Do And Don’t Checklist For Pre-Market Trust
- Do: Lead with one measurable promise, backed by 3 to 5 evidence artefacts.
- Do: Run paid design partner tests so you learn from real buying behaviour.
- Do: Build a tiny dataset or benchmark so you’ve got something to say publicly.
- Don’t: Hide behind a waitlist and call it validation.
- Don’t: Chase broad press before you can explain your offer in one sentence.
- Don’t: Accept early customers that force bespoke work you can’t repeat.
Download The GTM Readiness Scorecard And Pressure-Test Your Launch
If you want a quick reality check before you go louder, download the GTM Readiness Scorecard (0–100) and score your proof, offer clarity, pricing and delivery capacity. It’ll show you where trust is strong and where you’re relying on hope.
- Build trust by collecting proof first: evidence beats hype, especially before your first customers.
- Validate fast with small tests: paid design partners, deposits and a hard next step protect your time and margin.

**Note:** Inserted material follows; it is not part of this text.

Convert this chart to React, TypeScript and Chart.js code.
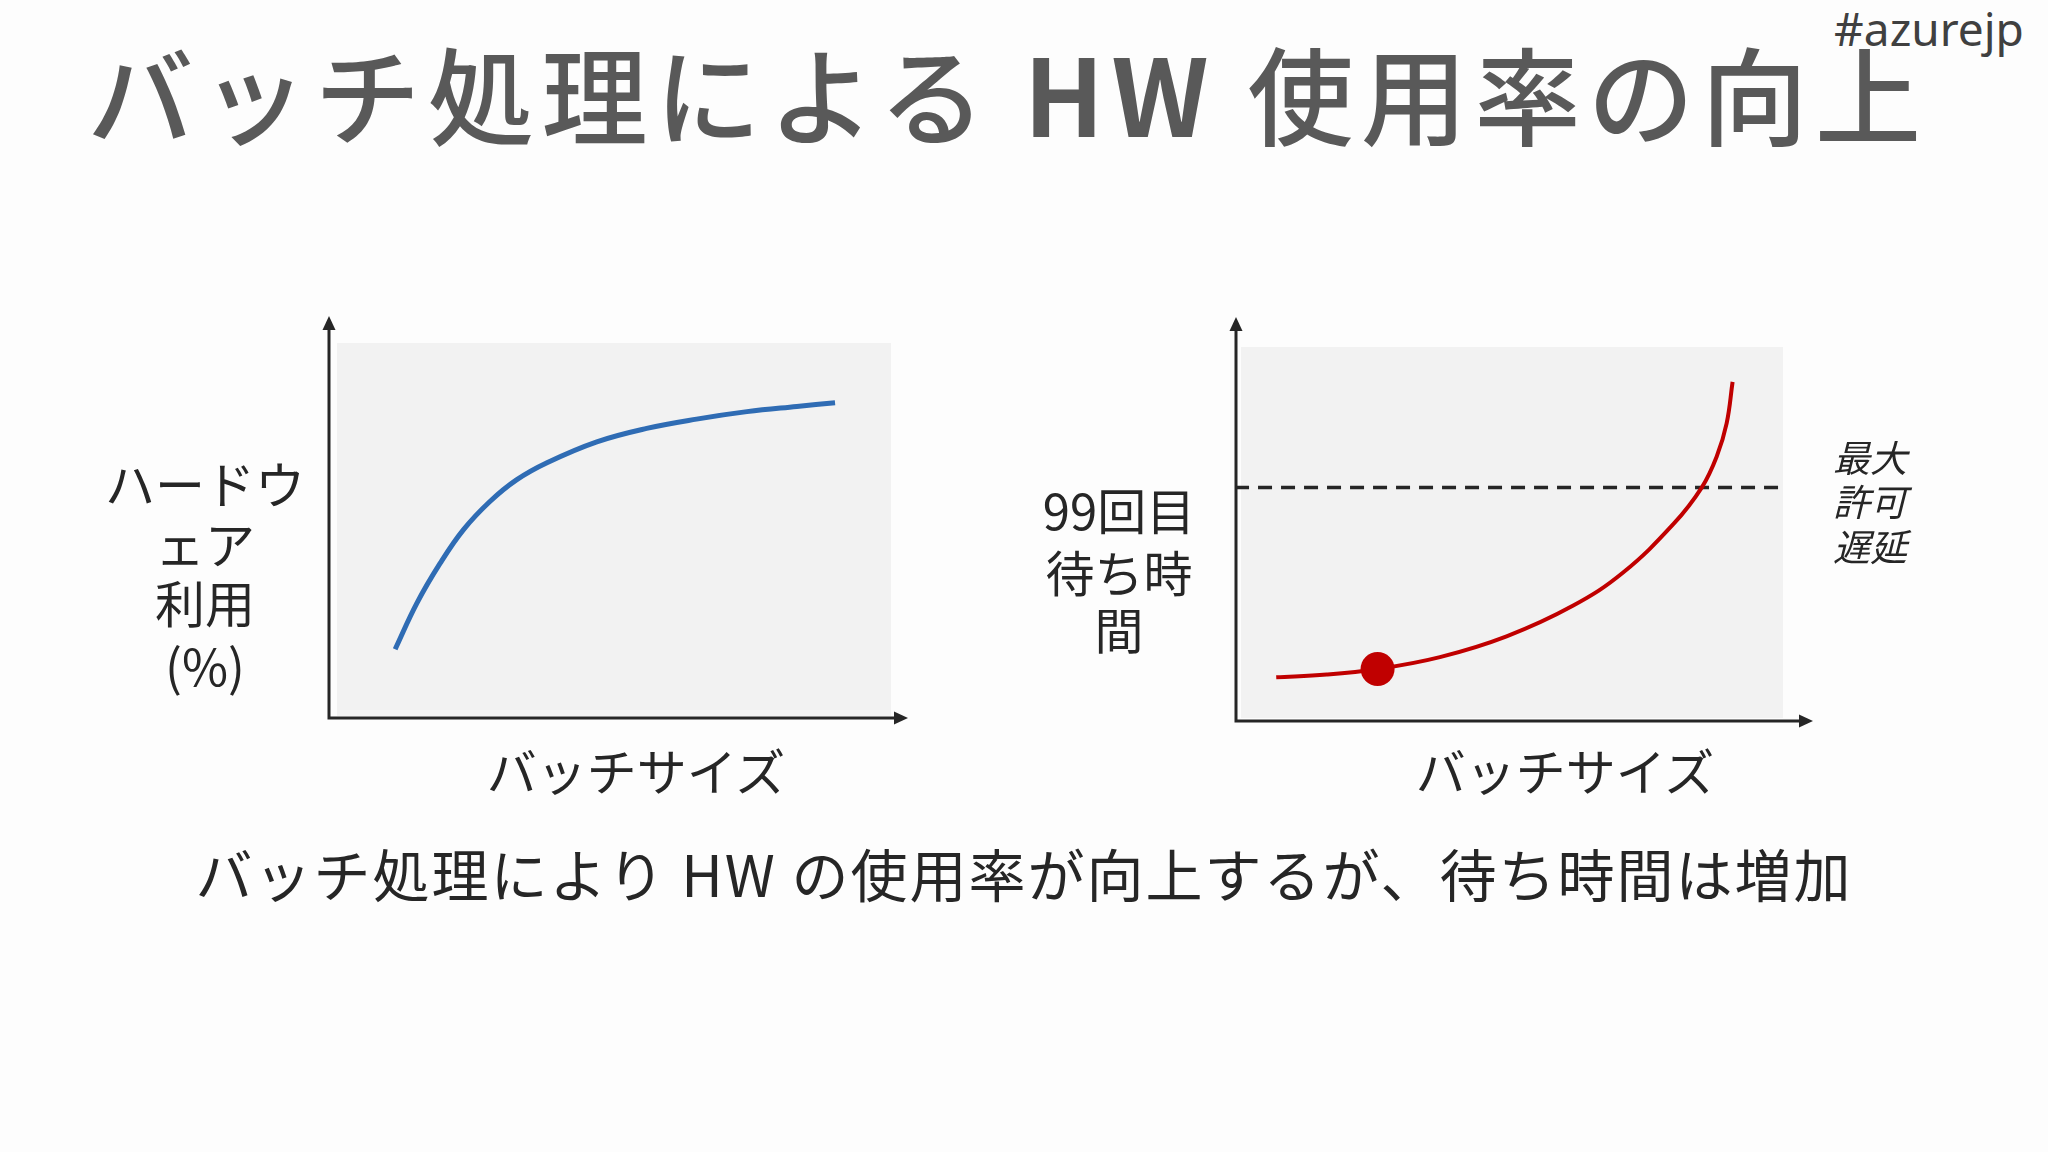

- Lock in guardrails early: clear scope, pricing maths and delivery standards keep reputation intact as demand grows.
FAQ For Pre-Market Positioning And Pre Launch Marketing
What should I prioritise first in pre launch marketing?
Prioritise evidence and clarity: a one-sentence offer, a narrow ICP and 3 to 5 proof artefacts you can show. If you don’t have those, traffic just creates confusion.
How do I build social proof if I have zero customers?
Use transferred proof from adjacent work, plus borrowed trust from credible operators who’ll review your approach. Then secure 5 to 10 paid design partners and turn their outcomes into specific, permissioned proof.
Is a waitlist a good validation signal?
It’s a light signal at best because there’s little cost to joining. Stronger signals are deposits, paid audits, applications with qualifying questions and committed design partner slots.
How long should pre-market positioning take?
If you’re focused, you can build your core positioning, proof pack and first validation tests in 7 to 14 days. The aim is to learn quickly, not polish endlessly.
What’s a realistic PR goal before launch?
One to three high-trust placements where your buyers already pay attention is enough. You’re aiming for credibility and introductions, not a spike of random attention.
How do I price before I’ve got enough data?
Price to cover delivery time, direct costs and a sensible acquisition cost, then test willingness to pay with paid pilots. If you can’t make the unit economics work with 10 to 50 customers, scaling will just scale the pain.
What’s the biggest mistake founders make pre-launch?
They confuse activity with progress: lots of posts, no proof, no commitments. The fix is simple: run behaviour-based tests and publish verifiable evidence.
Should I invest in paid ads before launch?
Only if you have a clear offer and a strong next step like a paid audit, deposit, or design partner application. Otherwise you’ll buy noise and learn the wrong lessons.